Direct naar artikelinhoud

Puzzelen met treinen: 20 procent minder vertraging

Goed nieuws voor wie de trein neemt. Kleine ingrepen, zoals de keuze van het perron, zorgen voor 20 procent minder vertraging op het spoor. Dat blijkt uit een doctoraatsstudie van Thijs Dewilde (28) aan de KU Leuven. 'We gaan hier zeker rekening mee houden', zegt Infrabel.

Met de trein zou je er al zijn, jawel. Maar het spoor in België is ook een bomvolle noord-zuidas in Brussel, treinen die vertraging oplopen en meteen de hele dienstregeling overhoop halen. Het spoor lijkt wel een kaartenhuis dat bij de minste stoot ineenstuikt. Dat domino-effect, waarbij de ene vertraging de andere creëert, is wat specialisten de zwakke 'robuustheid' van het spoor noemen.

Doctoraatsstudent ingenieurswetenschappen Thijs Dewilde (28) zocht vier jaar naar een oplossing. Zijn conclusie: door kleine ingrepen kan infrastructuurbeheerder Infrabel de situatie al flink verbeteren. Het lijkt banaal, maar de timing van vertrek, de keuze voor het spoor en voor het perron hebben een grote invloed op de vertraging. Zo maakt het een groot verschil of een trein op perron 8 of perron 2 aankomt. "Vergelijk het met een autorit.
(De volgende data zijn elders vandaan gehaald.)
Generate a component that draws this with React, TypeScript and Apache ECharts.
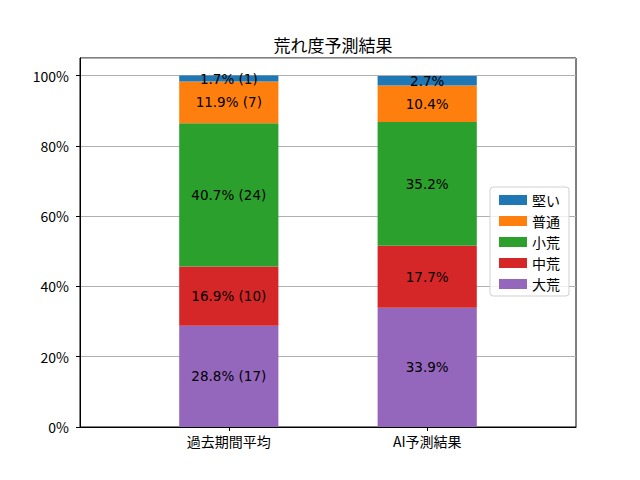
import React, { useEffect, useRef } from "react";
import * as echarts from "echarts";

const categories = ["過去期間平均", "AI予測結果"];
const seriesNames = ["大荒", "中荒", "小荒", "普通", "堅い"];
const colors = ["#9467bd", "#d62728", "#2ca02c", "#ff7f0e", "#1f77b4"];
const values = [
  [28.8, 33.9],
  [16.9, 17.7],
  [40.7, 35.2],
  [11.9, 10.4],
  [1.7, 2.7],
];
const counts = [
  [17, null],
  [10, null],
  [24, null],
  [7, null],
  [1, null],
];
const yTicks = [0, 20, 40, 60, 80, 100];
const legendOrder = ["堅い", "普通", "小荒", "中荒", "大荒"];

const FONT = "'Noto Sans CJK JP', 'DejaVu Sans', sans-serif";
const LABEL_FONT = "'DejaVu Sans', 'Noto Sans CJK JP', sans-serif";

export default function App() {
  const ref = useRef<HTMLDivElement>(null);
  useEffect(() => {
    if (!ref.current) return;
    const chart = echarts.init(ref.current, null, { renderer: "svg" });
    const series = seriesNames.map((name, si) => ({
      name,
      type: "bar",
      stack: "total",
      xAxisIndex: 1,
      yAxisIndex: 1,
      barWidth: "50%",
      itemStyle: { color: colors[si] },
      label: {
        show: true,
        position: "inside",
        color: "#000",
        fontSize: 13.5,
        fontFamily: LABEL_FONT,
        formatter: (p: any) => {
          const idx = p.dataIndex;
          const v = values[si][idx].toFixed(1) + "%";
          const c = counts[si][idx];
          return c !== null ? `${v} (${c})` : v;
        },
      },
      data: values[si],
    }));
    chart.setOption({
      animation: false,
      textStyle: { fontFamily: FONT },
      title: {
        text: "荒れ度予測結果",
        left: 328,
        top: 31,
        textAlign: "center",
        textStyle: { fontSize: 17, fontWeight: "normal", color: "#000", fontFamily: FONT },
      },
      grid: [
        {
          left: 80,
          right: 64,
          top: 58,
          bottom: 53,
          show: true,
          borderColor: "#000",
          borderWidth: 1,
          containLabel: false,
          z: 0,
        },
        {
          left: 129.6,
          right: 113.6,
          top: 58,
          bottom: 53,
          containLabel: false,
        },
      ],
      legend: {
        orient: "vertical",
        right: 71,
        top: 187,
        data: legendOrder,
        icon: "rect",
        itemWidth: 28,
        itemHeight: 10,
        itemGap: 7,
        padding: [6, 9, 5, 9],
        borderColor: "#d0d0d0",
        borderWidth: 1,
        borderRadius: 3,
        backgroundColor: "rgba(255,255,255,0.8)",
        textStyle: { fontSize: 14, color: "#000", fontFamily: FONT },
      },
      xAxis: [
        {
          type: "value",
          gridIndex: 0,
          min: -0.75,
          max: 1.75,
          splitLine: { show: false },
          axisLine: { onZero: false, lineStyle: { color: "#000" } },
          axisTick: { show: true, customValues: [0, 1], length: 4, lineStyle: { color: "#000" } },
          axisLabel: {
            customValues: [0, 1],
            formatter: (v: number) => categories[Math.round(v)] ?? "",
            color: "#000",
            fontSize: 14,
            fontFamily: FONT,
            margin: 7,
          },
        },
        {
          type: "category",
          gridIndex: 1,
          data: categories,
          show: false,
        },
      ],
      yAxis: [
        {
          type: "value",
          gridIndex: 0,
          min: 0,
          max: 105,
          interval: 20,
          axisLine: { show: true, onZero: false, lineStyle: { color: "#000" } },
          axisTick: { show: true, length: 4, lineStyle: { color: "#000" } },
          axisLabel: {
            formatter: (v: number) => (yTicks.includes(v) ? `${v}%` : ""),
            color: "#000",
            fontSize: 14,
            fontFamily: FONT,
            margin: 11,
            showMaxLabel: false,
          },
          splitLine: { show: true, lineStyle: { color: "#b0b0b0", width: 1 } },
        },
        {
          type: "value",
          gridIndex: 1,
          min: 0,
          max: 105,
          show: false,
          splitLine: { show: false },
        },
      ],
      series,
    });
    return () => chart.dispose();
  }, []);
  return <div ref={ref} style={{ width: 640, height: 480, margin: -8 }} />;
}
Door je route wijs te kiezen, kort je je reistijd in", zegt Dewilde.

In Brussel kan de vertraging met 18 procent omlaag. Dat is veel, zeker als je weet dat de NMBS zich het hoofd breekt over een oplossing voor de noord-zuidas. Die tunnel tussen Brussel-Noord en Brussel-zuid is tegelijk het kloppende hart en de achilleshiel van de Belgische spoorwegen. De zes sporen zijn continu bezet. Infrabel maakte plannen om een extra tunnel te graven of de tunnel te verbreden, maar die oplossingen bleken te duur.

Wisselen van spoor

Een opmerkelijke conclusie is dat niet alleen de capaciteit treinfiles veroorzaakt in Brussel, maar ook de vele wissels aan beide zijden van de tunnel. Door de toewijzing van de sporen moeten veel lijnen elkaar onnodig kruisen, zoals de lijnen Oostende-Eupen en Antwerpen-Charleroi. Dat veroorzaakt geregeld vertragingen die vermeden kunnen worden. "In mijn model wordt de beschikbare capaciteit in de wisselzones beter gebruikt", zegt Dewilde.
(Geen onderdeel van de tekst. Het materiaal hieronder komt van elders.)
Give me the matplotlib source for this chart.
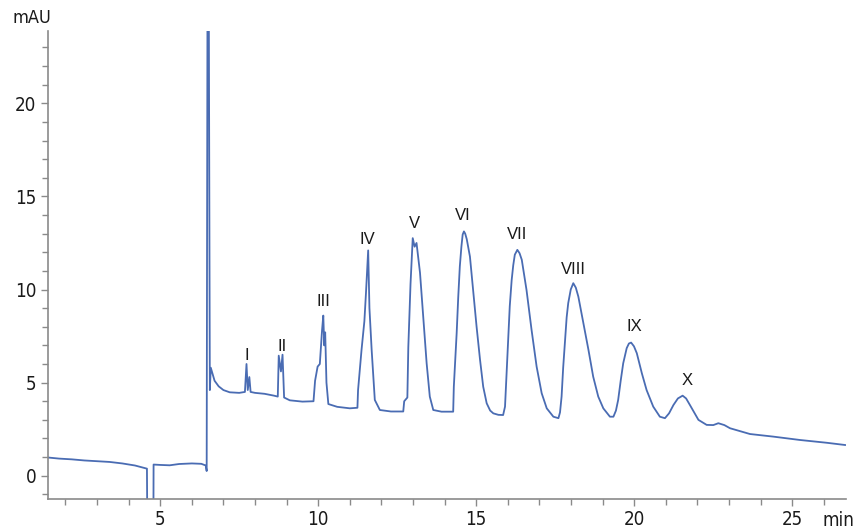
import matplotlib
matplotlib.use('Agg')
import matplotlib.pyplot as plt
from matplotlib.ticker import MultipleLocator
from matplotlib import font_manager

# retention time (min) and absorbance (mAU)
time = [1.44, 1.8, 2.2, 2.6, 3.0, 3.4, 3.8, 4.2, 4.5, 4.58, 4.60, 4.78, 4.79,
        5.0, 5.3, 5.6, 6.0, 6.3, 6.44, 6.47, 6.50, 6.53, 6.57, 6.60, 6.65,
        6.72, 6.85, 7.0, 7.2, 7.5, 7.68, 7.73, 7.77, 7.82, 7.86, 8.0, 8.3,
        8.6, 8.72, 8.75, 8.82, 8.87, 8.92, 9.1, 9.5, 9.85, 9.9, 9.98, 10.05,
        10.12, 10.16, 10.19, 10.22, 10.26, 10.32, 10.6, 11.0, 11.24, 11.26,
        11.37, 11.46, 11.51, 11.58, 11.62, 11.69, 11.79, 11.95, 12.3, 12.69,
        12.72, 12.82, 12.85, 12.92, 12.99, 13.05, 13.11, 13.22, 13.32, 13.43,
        13.53, 13.64, 13.9, 14.27, 14.29, 14.33, 14.38, 14.43, 14.48, 14.53,
        14.57, 14.61, 14.65, 14.70, 14.80, 14.90, 15.01, 15.12, 15.22, 15.33,
        15.44, 15.54, 15.7, 15.85, 15.91, 15.96, 16.01, 16.06, 16.12, 16.17,
        16.22, 16.30, 16.37, 16.44, 16.59, 16.75, 16.91, 17.07, 17.23, 17.44,
        17.60, 17.65, 17.70, 17.75, 17.81, 17.86, 17.91, 17.99, 18.07, 18.15,
        18.23, 18.39, 18.55, 18.70, 18.86, 19.02, 19.23, 19.34, 19.42, 19.49,
        19.57, 19.65, 19.76, 19.83, 19.90, 19.99, 20.08, 20.24, 20.39, 20.60,
        20.81, 20.97, 21.1, 21.24, 21.38, 21.53, 21.64, 21.76, 22.03, 22.29,
        22.5, 22.66, 22.85, 23.03, 23.66, 24.40, 25.24, 26.09, 26.67]
signal = [0.98, 0.92, 0.88, 0.82, 0.78, 0.74, 0.66, 0.55, 0.42, 0.38, -5.0, -5.0, 0.60,
          0.58, 0.56, 0.63, 0.66, 0.64, 0.55, 0.25, 30.0, 30.0, 4.6, 5.8, 5.5,
          5.1, 4.8, 4.6, 4.48, 4.45, 4.5, 6.0, 4.6, 5.3, 4.5, 4.45, 4.4,
          4.3, 4.25, 6.45, 5.6, 6.5, 4.2, 4.05, 3.98, 4.0, 5.1, 5.86, 6.0,
          7.8, 8.6, 7.0, 7.7, 5.0, 3.85, 3.7, 3.62, 3.65, 4.6,
          6.76, 8.3, 9.8, 12.1, 9.0, 6.76, 4.07, 3.53, 3.45, 3.45,
          4.0, 4.2, 6.9, 10.3, 12.76, 12.3, 12.5, 10.9, 8.55, 6.04,
          4.25, 3.53, 3.44, 3.44, 4.78, 6.1, 7.66, 9.6, 11.24, 12.3,
          12.95, 13.12, 13.0, 12.7, 11.77, 9.98, 8.01, 6.22, 4.78, 3.89,
          3.5, 3.35, 3.27, 3.26, 3.71, 5.5, 7.29, 9.1, 10.5, 11.3,
          11.87, 12.13, 11.95, 11.6, 9.98, 7.83, 5.86, 4.43, 3.62, 3.17,
          3.09, 3.4, 4.25, 5.8, 7.29, 8.5, 9.27, 10.0, 10.34, 10.1,
          9.62, 8.19, 6.76, 5.32, 4.25, 3.62, 3.17, 3.17, 3.5, 4.07,
          5.1, 6.04, 6.85, 7.1, 7.15, 6.95, 6.58, 5.5, 4.6, 3.71,
          3.17, 3.09, 3.35, 3.8, 4.15, 4.3, 4.15, 3.8, 3.0, 2.73,
          2.72, 2.82, 2.72, 2.55, 2.24, 2.10, 1.92, 1.77, 1.65]

# peak labels and where they sit
peak_names = ['I', 'II', 'III', 'IV', 'V', 'VI', 'VII', 'VIII', 'IX', 'X']
peak_x = [7.74, 8.85, 10.15, 11.57, 13.03, 14.58, 16.29, 18.09, 19.99, 21.66]
peak_y = [6.47, 6.95, 9.34, 12.67, 13.53, 14.0, 12.94, 11.06, 8.0, 5.1]

names = set(f.name for f in font_manager.fontManager.ttflist)
print(sorted(n for n in names if 'Narrow' in n or 'Condensed' in n))

narrow = dict(family='DejaVu Sans', stretch='condensed')
grey = '#8a8a8a'

fig = plt.figure(figsize=(8.55, 5.29), dpi=100)
ax = fig.add_axes([0.0558, 0.0567, 0.9337, 0.8853])

ax.plot(time, signal, color='#4a6cb3', lw=1.3)

for name, x, y in zip(peak_names, peak_x, peak_y):
    ax.text(x, y, name, ha='center', va='center', fontsize=12,
            family=['Liberation Sans', 'DejaVu Sans'], color='#1a1a1a')

ax.set_xlim(1.44, 26.7)
ax.set_ylim(-1.25, 23.9)
ax.xaxis.set_major_locator(MultipleLocator(5))
ax.xaxis.set_minor_locator(MultipleLocator(1))
ax.yaxis.set_major_locator(MultipleLocator(5))
ax.yaxis.set_minor_locator(MultipleLocator(1))

for s in ['top', 'right']:
    ax.spines[s].set_visible(False)
for s in ['left', 'bottom']:
    ax.spines[s].set_color(grey)
    ax.spines[s].set_linewidth(1.2)

ax.tick_params(which='major', length=5, width=1, color=grey, direction='out')
ax.tick_params(which='minor', length=4, width=1, color=grey, direction='out')
ax.tick_params(labelsize=13.5, labelcolor='#1a1a1a', pad=3)
for lab in ax.get_xticklabels() + ax.get_yticklabels():
    lab.set_family(narrow['family'])
    lab.set_stretch(narrow['stretch'])

fig.text(12 / 855, 1 - 18 / 529, 'mAU', ha='left', va='center', fontsize=13,
         color='#1a1a1a', **narrow)
fig.text(838 / 855, 1 - 520 / 529, 'min', ha='center', va='center', fontsize=13.5,
         color='#1a1a1a', **narrow)

fig.savefig('out.png', dpi=100)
In Antwerpen zijn de resultaten vergelijkbaar. Daar kan de vertraging met 14 procent dalen. Overigens werd dat cijfer gecontroleerd door Infrabel. Op basis van simulatiesoftware kan de spoorbeheerder de impact van bepaalde maatregelen op de stiptheid berekenen. Infrabel kwam bij die simulatie tot vergelijkbare resultaten.

Een wiskundig algoritme ontwikkelen en dat vier jaar toepassen op het Belgische spoor. Het is niet meteen hoe de gemiddelde twintiger zijn dagen slijt. "Ik heb geen speciale fascinatie voor treinen, maar ik heb drie jaar door Brussel gespoord. Toen vroeg ik me regelmatig af: kan deze trein echt niet sneller?"

Infrabel is alvast enthousiast. "Dit is zeer nuttig werk. We gaan er rekening mee houden", zegt woordvoerder Thomas Baeken. Uit het doctoraat blijkt bijvoorbeeld dat het nuttig is om sommige treinen in de noord-zuidas een extra minuut tijd te geven in de dienstregeling. Op die manier kun je grote vertragingen op de achterliggende treinen voorkomen. "Een interessant voorstel", zegt Infrabel.

Een kanttekening: de timing van het doctoraat komt misschien net te laat. Zondag lanceert de NMBS immers het nieuwe vervoersplan. Infrabel wijst erop dat sommige aanbevelingen daardoor aan relevantie inboeten. "Wij hebben ook onze eigen studies over de robuustheid van het spoornet. Die bevindingen werden uiteraard meegenomen toen het nieuwe vervoersplan werd opgesteld", zegt Baeken. Kortom: de nieuwe dienstregeling kan wel tegen een stootje.